- [Work to be completed]
Begin with the line containing "Rebuild this diagram" and end with the line containing "(0,0) rectangle (913,578);". Give those lines again exactly, leaving out the images.

- [The records]
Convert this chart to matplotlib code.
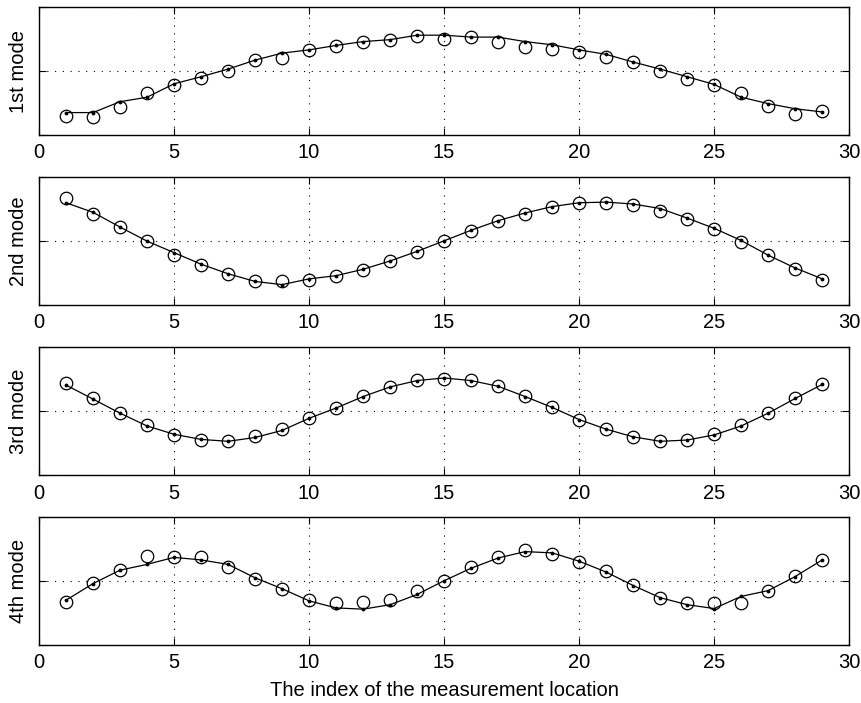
import matplotlib
matplotlib.use("Agg")
import matplotlib.pyplot as plt
import numpy as np

# Индексы точек измерения
idx = np.arange(1, 30)

# Форма моды (линия с точками) и измеренные значения (кружки), отн. ед.
mode1_fit = [-0.65, -0.65, -0.48, -0.41, -0.20, -0.09, 0.03, 0.17, 0.28, 0.33,
             0.40, 0.46, 0.49, 0.56, 0.56, 0.53, 0.53, 0.46, 0.41, 0.33,
             0.26, 0.14, 0.03, -0.09, -0.21, -0.41, -0.51, -0.59, -0.64]
mode1_meas = [-0.71, -0.72, -0.56, -0.35, -0.22, -0.11, 0.005, 0.17, 0.21, 0.33,
              0.39, 0.45, 0.49, 0.55, 0.50, 0.53, 0.46, 0.38, 0.34, 0.30,
              0.22, 0.14, -0.005, -0.13, -0.22, -0.35, -0.54, -0.67, -0.63]

mode2_fit = [0.60, 0.45, 0.22, 0.0, -0.18, -0.36, -0.51, -0.63, -0.68, -0.59,
             -0.54, -0.44, -0.31, -0.16, 0.005, 0.17, 0.32, 0.44, 0.54, 0.60,
             0.61, 0.58, 0.51, 0.36, 0.20, 0.01, -0.22, -0.42, -0.59]
mode2_meas = [0.67, 0.43, 0.22, -0.005, -0.21, -0.37, -0.51, -0.63, -0.62, -0.60,
              -0.55, -0.45, -0.31, -0.17, 0.0, 0.16, 0.31, 0.43, 0.54, 0.60,
              0.60, 0.57, 0.47, 0.35, 0.19, -0.01, -0.22, -0.43, -0.61]

mode3_fit = [0.41, 0.19, -0.03, -0.23, -0.36, -0.44, -0.47, -0.41, -0.30, -0.11,
             0.05, 0.23, 0.38, 0.48, 0.52, 0.48, 0.39, 0.23, 0.06, -0.13,
             -0.28, -0.40, -0.47, -0.45, -0.37, -0.23, -0.03, 0.20, 0.42]
mode3_meas = [0.44, 0.20, -0.03, -0.22, -0.37, -0.45, -0.46, -0.38, -0.28, -0.11,
              0.05, 0.24, 0.38, 0.49, 0.50, 0.49, 0.39, 0.24, 0.07, -0.13,
              -0.28, -0.41, -0.46, -0.45, -0.36, -0.22, -0.02, 0.21, 0.42]

mode4_fit = [-0.30, -0.04, 0.17, 0.26, 0.37, 0.33, 0.26, 0.05, -0.12, -0.31,
             -0.42, -0.44, -0.37, -0.21, 0.005, 0.20, 0.36, 0.46, 0.44, 0.31,
             0.14, -0.07, -0.26, -0.37, -0.43, -0.24, -0.15, 0.07, 0.33]
mode4_meas = [-0.33, -0.03, 0.18, 0.39, 0.38, 0.38, 0.22, 0.03, -0.12, -0.29,
              -0.35, -0.32, -0.30, -0.16, 0.005, 0.22, 0.37, 0.48, 0.43, 0.30,
              0.15, -0.06, -0.26, -0.35, -0.34, -0.35, -0.16, 0.08, 0.33]

labels = ["1st mode", "2nd mode", "3rd mode", "4th mode"]
fits = [mode1_fit, mode2_fit, mode3_fit, mode4_fit]
meas = [mode1_meas, mode2_meas, mode3_meas, mode4_meas]

plt.rcParams["font.family"] = ["Liberation Sans", "DejaVu Sans"]
plt.rcParams["font.size"] = 14.5

fig = plt.figure(figsize=(8.61, 7.03), dpi=100)
bottoms = [0.808, 0.566, 0.324, 0.0825]
for bottom, label, fit, mea in zip(bottoms, labels, fits, meas):
    ax = fig.add_axes([0.0453, bottom, 0.941, 0.182])
    ax.plot(idx, fit, "-", color="black", lw=0.9, marker=".", ms=3.5)
    ax.plot(idx, mea, "o", mfc="none", mec="black", mew=0.9, ms=9)
    ax.set_xlim(0, 30)
    ax.set_ylim(-1, 1)
    ax.set_xticks(np.arange(0, 31, 5))
    ax.set_yticks([-1, 0, 1])
    ax.set_yticklabels([])
    ax.grid(True, ls=(0, (1, 6)), color="black", lw=0.8)
    ax.tick_params(direction="in", top=True, right=True, length=5, width=0.8,
                   pad=6)
    ax.set_ylabel(label)
    ax.yaxis.set_label_coords(-0.014, 0.5)
    for sp in ax.spines.values():
        sp.set_linewidth(1.0)

ax.set_xlabel("The index of the measurement location", labelpad=6)
fig.savefig("out.png", dpi=100)
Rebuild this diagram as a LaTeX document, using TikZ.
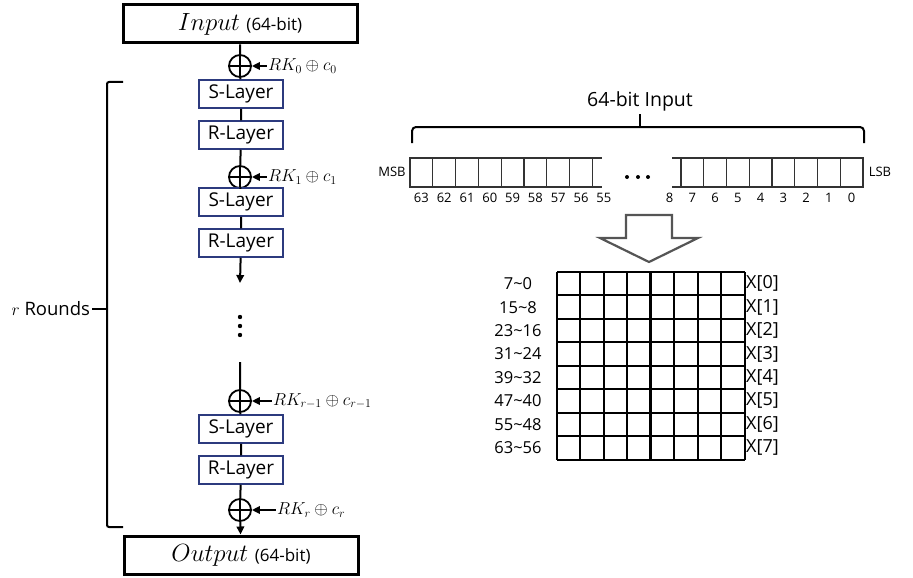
\documentclass[tikz,border=0pt]{standalone}
\usepackage{amsmath}
\usepackage{amssymb}
\usepackage{fontspec}
\setmainfont{Open Sans}
\usetikzlibrary{arrows.meta, positioning}
\definecolor{layerblue}{RGB}{44,58,126}
\definecolor{arrowgray}{RGB}{85,85,85}
\newcommand{\fsz}[1]{\fontsize{#1}{#1}\selectfont}

\begin{document}
\begin{tikzpicture}[x=1pt,y=-1pt,
    layer/.style={draw=layerblue,line width=1.5pt,minimum width=84pt,minimum height=28pt,inner sep=0pt,font=\fsz{19}},
    iobox/.style={draw,line width=3pt,minimum width=234pt,minimum height=38pt,inner sep=0pt},
    xor/.style={circle,draw,line width=1.8pt,minimum size=22pt,inner sep=0pt,
        path picture={\draw[line width=1.8pt] (path picture bounding box.north) -- (path picture bounding box.south)
            (path picture bounding box.west) -- (path picture bounding box.east);}},
    key/.style={inner sep=1pt,anchor=west,font=\fsz{17.5}},
    flow/.style={line width=2pt},
    tip/.style={-{Triangle[length=8pt,width=7.5pt]}},
    bit/.style={font=\fsz{13},inner sep=0pt},
    cell/.style={draw=black!80,line width=1.2pt}]
\useasboundingbox (0,0) rectangle (913,578);

% cipher rounds
\node[iobox] (in) at (240,24) {\fsz{25}$Input$ \fsz{17}(64-bit)};
\node[xor] (x0) at (240,66) {};
\node[layer] (s1) at (241,94) {S-Layer};
\node[layer] (r1) at (241,135) {R-Layer};
\node[xor] (x1) at (240,177) {};
\node[layer] (s2) at (241,202) {S-Layer};
\node[layer] (r2) at (241,243) {R-Layer};
\coordinate (r2end) at (240,283);
\coordinate (c2) at (240,362);
\node[xor] (x2) at (240,401) {};
\node[layer] (s3) at (241,429) {S-Layer};
\node[layer] (r3) at (241,470) {R-Layer};
\node[xor] (x3) at (240,510) {};
\node[iobox] (out) at (241,555) {\fsz{25}$Output$ \fsz{17}(64-bit)};

\node[key,right=15pt of x0] (k0) {$RK_0 \oplus c_0$};
\node[key,right=15pt of x1] (k1) {$RK_1 \oplus c_1$};
\node[key,right=20pt of x2] (k2) {$RK_{r-1} \oplus c_{r-1}$};
\node[key,right=24pt of x3] (k3) {$RK_r \oplus c_r$};

\draw[flow] (in) -- (x0) -- (s1) -- (r1) -- (x1) -- (s2) -- (r2);
\draw[flow,tip] (r2) -- (r2end);
\draw[flow] (c2) -- (x2) -- (s3) -- (r3) -- (x3);
\draw[flow,tip] (x3) -- (out);
\foreach \k/\x in {k0/x0,k1/x1,k2/x2,k3/x3}
    \draw[flow,tip] (\k.west) -- (\x.east);
\foreach \y in {317,326,335}
    \fill (240,\y) circle (2.2);

% round bracket
\draw[flow,rounded corners=2pt] (123,82) -- (107,82) -- (107,527) -- (123,527);
\coordinate (mid) at (107,309);
\draw[flow] (mid) -- ++(-15,0) node[left,inner sep=1pt,font=\fsz{18.5}] (rounds) {$r$ Rounds};

% 64-bit input row
\node[font=\fsz{19.5}] (title) at (640,101) {64-bit Input};
\draw[flow,rounded corners=4pt] (412,143) |- (864,127) -- (864,143);
\draw[flow] (640,127) -- (title.south);
\foreach \i in {0,...,7} {
    \draw[cell] ({410+22.8*\i},158) rectangle +(22.8,29);
    \draw[cell] ({681+22.75*\i},158) rectangle +(22.75,29);
}
\draw[cell] (592.4,158) -- (602,158) (592.4,187) -- (602,187);
\draw[cell] (672,158) -- (681,158) (672,187) -- (681,187);
\foreach \n [count=\i from 0] in {63,62,...,55}
    \node[bit] (hi\n) at ({421.4+22.8*\i},198) {\n};
\foreach \n [count=\i from 0] in {8,7,...,0}
    \node[bit] (lo\n) at ({669.6+22.75*\i},198) {\n};
\node[bit] (msb) at (392,172) {MSB};
\node[bit] (lsb) at (880,172) {LSB};
\foreach \x in {627,638,648}
    \fill (\x,177) circle (2);

% hollow arrow
\draw[arrowgray,line width=2.2pt,fill=white] (626,215) -- (672,215) -- (672,238) -- (698,238)
    -- (649,262) -- (600,238) -- (626,238) -- cycle;

% 8x8 state
\foreach \i in {0,...,8} {
    \draw[line width=2pt] (557,{272+23.45*\i}) -- ++(187.6,0);
    \draw[line width=2pt] ({557+23.45*\i},272) -- ++(0,187.6);
}
\draw[line width=3pt] (650.8,272) -- ++(0,187.6);
\foreach \hi/\lo [count=\i from 0] in {7/0,15/8,23/16,31/24,39/32,47/40,55/48,63/56} {
    \node[font=\fsz{16.5}] (row\i) at (518,{283.7+23.45*\i}) {\hi\textasciitilde\lo};
    \node[anchor=west,inner sep=1pt,font=\fsz{18}] (xw\i) at (745,{283.7+23.45*\i}) {X[\i]};
}
\end{tikzpicture}
\end{document}
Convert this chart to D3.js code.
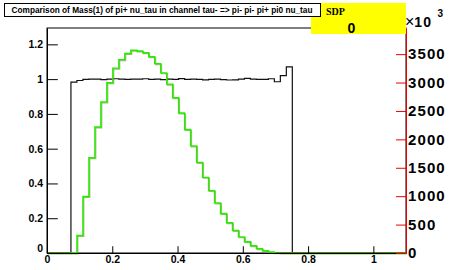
<!DOCTYPE html>
<html><head><meta charset="utf-8">
<script src="https://cdn.jsdelivr.net/npm/d3@7"></script>
<style>
html,body{margin:0;padding:0;background:#fff;}
svg{display:block;}
</style></head>
<body>
<script>
// ---- data ----
const titleText = "Comparison of Mass(1) of pi+ nu_tau in channel tau- => pi- pi- pi+ pi0 nu_tau";
const nBins = 60;
const xMin = 0, xMax = 1.1;
const greenValues = [0,0,0,0,0,
  0.101,0.325,0.548,0.725,0.868,0.979,1.063,1.112,1.147,1.166,
  1.162,1.152,1.129,1.089,1.036,0.971,0.893,0.805,0.710,0.616,
  0.521,0.435,0.359,0.288,0.227,0.174,0.130,0.093,0.065,0.042,
  0.025,0.013,0.006,0.002,0,0,0,0,0,0,
  0,0,0,0,0,0,0,0,0,0,0,0,0,0,0];
const blackValues = [0,0,0,0,
  0.983,0.992,0.998,1.0,1.0,0.997,1.0,1.002,1.0,0.998,
  1.0,1.0,1.002,0.999,1.0,0.997,1.0,0.999,1.003,0.998,
  1.0,0.998,0.996,0.998,1.0,0.997,0.995,0.996,1.0,1.004,
  1.0,0.999,0.998,1.002,0.985,1.02,1.07,
  0,0,0,0,0,0,0,0,0,0,0,0,0,0,0,0,0,0,0];
const xTicks = [0,0.2,0.4,0.6,0.8,1];
const yTicks = [0,0.2,0.4,0.6,0.8,1,1.2];
const rightTicks = [0,500,1000,1500,2000,2500,3000,3500];
const sdpLabel = "SDP", sdpValue = "0";

// ---- layout ----
const W = 452, H = 270;
const L = 47, R = 406, T = 28, B = 253;
const svg = d3.select("body").append("svg").attr("width", W).attr("height", H);

const x = d3.scaleLinear().domain([xMin, xMax]).range([L, R]);
const y = d3.scaleLinear().domain([0, 1.294]).range([B, T]);
const yR = d3.scaleLinear().domain([0, 3960]).range([B, T]);
const bw = (xMax - xMin) / nBins;

function histPath(vals) {
  const p = d3.path();
  p.moveTo(x(xMin), y(0));
  vals.forEach((v, i) => {
    p.lineTo(x(xMin + i * bw), y(v));
    p.lineTo(x(xMin + (i + 1) * bw), y(v));
  });
  p.lineTo(x(xMax), y(0));
  return p.toString();
}

// frame
svg.append("rect").attr("x", L).attr("y", T).attr("width", R - L).attr("height", B - T)
  .attr("fill", "none").attr("stroke", "#000").attr("stroke-width", 1);

// histograms
svg.append("path").attr("d", histPath(blackValues)).attr("fill", "none")
  .attr("stroke", "#111").attr("stroke-width", 1.2);
svg.append("path").attr("d", histPath(greenValues)).attr("fill", "none")
  .attr("stroke", "#6a8a20").attr("stroke-width", 1.4).attr("stroke-opacity", 0.6)
  .attr("transform", "translate(0.8,0.8)");
svg.append("path").attr("d", histPath(greenValues)).attr("fill", "none")
  .attr("stroke", "#22ee00").attr("stroke-width", 1.4);
// baseline where green lies on the axis appears olive in the reference
svg.append("line").attr("x1", x(0)).attr("x2", x(0.07)).attr("y1", B).attr("y2", B)
  .attr("stroke", "#4a7a10").attr("stroke-width", 1.6);
svg.append("line").attr("x1", x(0.7)).attr("x2", x(xMax)).attr("y1", B).attr("y2", B)
  .attr("stroke", "#4a7a10").attr("stroke-width", 1.6);

const font = "'Liberation Sans', Arial, Helvetica, sans-serif";

// left axis
const gL = svg.append("g").attr("transform", `translate(${L},0)`);
gL.call(d3.axisLeft(y).tickValues(d3.range(0, 1.2901, 0.05)).tickSize(-5.4).tickFormat(""));
gL.call(d3.axisLeft(y).tickValues(yTicks).tickSize(-10.8).tickSizeOuter(0).tickPadding(4)
  .tickFormat(d => String(+d.toFixed(1))));
gL.selectAll("path.domain").attr("stroke", "#000");
gL.selectAll("text").attr("font-family", font).attr("font-weight", "bold").attr("font-size", "10.5px")
  .attr("fill", "#000");
gL.selectAll(".tick").filter(d => d === 0).select("text").attr("dy", "-0.1em");

// bottom axis
const gB = svg.append("g").attr("transform", `translate(0,${B})`);
gB.call(d3.axisBottom(x).tickValues(d3.range(0, 1.1001, 0.05)).tickSize(-3.4).tickFormat(""));
gB.call(d3.axisBottom(x).tickValues(xTicks).tickSize(-6.75).tickSizeOuter(0).tickPadding(3)
  .tickFormat(d => String(+d.toFixed(1))));
gB.selectAll("path.domain").attr("stroke", "#000");
gB.selectAll("text").attr("font-family", font).attr("font-weight", "bold").attr("font-size", "10.5px")
  .attr("fill", "#000");

// right axis (red)
const gR = svg.append("g").attr("transform", `translate(${R},0)`);
gR.call(d3.axisRight(yR).tickValues(d3.range(0, 3901, 100)).tickSize(-5).tickFormat(""));
gR.call(d3.axisRight(yR).tickValues(rightTicks).tickSize(-10).tickSizeOuter(0).tickPadding(2)
  .tickFormat(d => String(d)));
gR.selectAll("line").attr("stroke", "#e00");
gR.selectAll("path.domain").attr("stroke", "#e00");
gR.selectAll("text").attr("font-family", font).attr("font-weight", "bold").attr("font-size", "15px")
  .attr("letter-spacing", "1.1px").attr("fill", "#000");

// x10^3
const mult = svg.append("text").attr("x", 405).attr("y", 27).attr("font-family", font)
  .attr("font-size", "14px").attr("fill", "#000");
mult.append("tspan").attr("font-size", "16px").text("\u00d7");
mult.append("tspan").attr("font-weight", "bold").attr("letter-spacing", "1px").text("10");
svg.append("text").attr("x", 437.5).attr("y", 16.7).attr("font-family", font).attr("font-weight", "bold")
  .attr("font-size", "10px").attr("fill", "#000").text("3");

// SDP box
svg.append("rect").attr("x", 311).attr("y", 3).attr("width", 95).attr("height", 31).attr("fill", "#ffff00");
svg.append("text").attr("x", 326).attr("y", 15).attr("font-family", "'Liberation Serif', 'Times New Roman', serif")
  .attr("font-weight", "bold").attr("font-size", "10px").attr("fill", "#000").text(sdpLabel);
svg.append("text").attr("x", 351.5).attr("y", 33).attr("text-anchor", "middle").attr("font-family", font)
  .attr("font-weight", "bold").attr("font-size", "14px").attr("fill", "#000").text(sdpValue);

// title box
svg.append("rect").attr("x", 4.5).attr("y", 3.5).attr("width", 316).attr("height", 13)
  .attr("fill", "#fff").attr("stroke", "#000").attr("stroke-width", 1);
svg.append("text").attr("x", 162).attr("y", 13.3).attr("text-anchor", "middle").attr("font-family", font)
  .attr("font-weight", "bold").attr("font-size", "8.4px").attr("fill", "#000")
  .attr("textLength", 301).attr("lengthAdjust", "spacingAndGlyphs").text(titleText);
</script>
</body></html>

- [Task solution]
Rebuild this diagram as a LaTeX document, using TikZ.
\documentclass[tikz,border=0pt]{standalone}
\usepackage{amsmath}
\usepackage{amssymb}
\usepackage{fontspec}
\setmainfont{Open Sans}
\usetikzlibrary{arrows.meta, positioning}
\definecolor{layerblue}{RGB}{44,58,126}
\definecolor{arrowgray}{RGB}{85,85,85}
\newcommand{\fsz}[1]{\fontsize{#1}{#1}\selectfont}

\begin{document}
\begin{tikzpicture}[x=1pt,y=-1pt,
    layer/.style={draw=layerblue,line width=1.5pt,minimum width=84pt,minimum height=28pt,inner sep=0pt,font=\fsz{19}},
    iobox/.style={draw,line width=3pt,minimum width=234pt,minimum height=38pt,inner sep=0pt},
    xor/.style={circle,draw,line width=1.8pt,minimum size=22pt,inner sep=0pt,
        path picture={\draw[line width=1.8pt] (path picture bounding box.north) -- (path picture bounding box.south)
            (path picture bounding box.west) -- (path picture bounding box.east);}},
    key/.style={inner sep=1pt,anchor=west,font=\fsz{17.5}},
    flow/.style={line width=2pt},
    tip/.style={-{Triangle[length=8pt,width=7.5pt]}},
    bit/.style={font=\fsz{13},inner sep=0pt},
    cell/.style={draw=black!80,line width=1.2pt}]
\useasboundingbox (0,0) rectangle (913,578);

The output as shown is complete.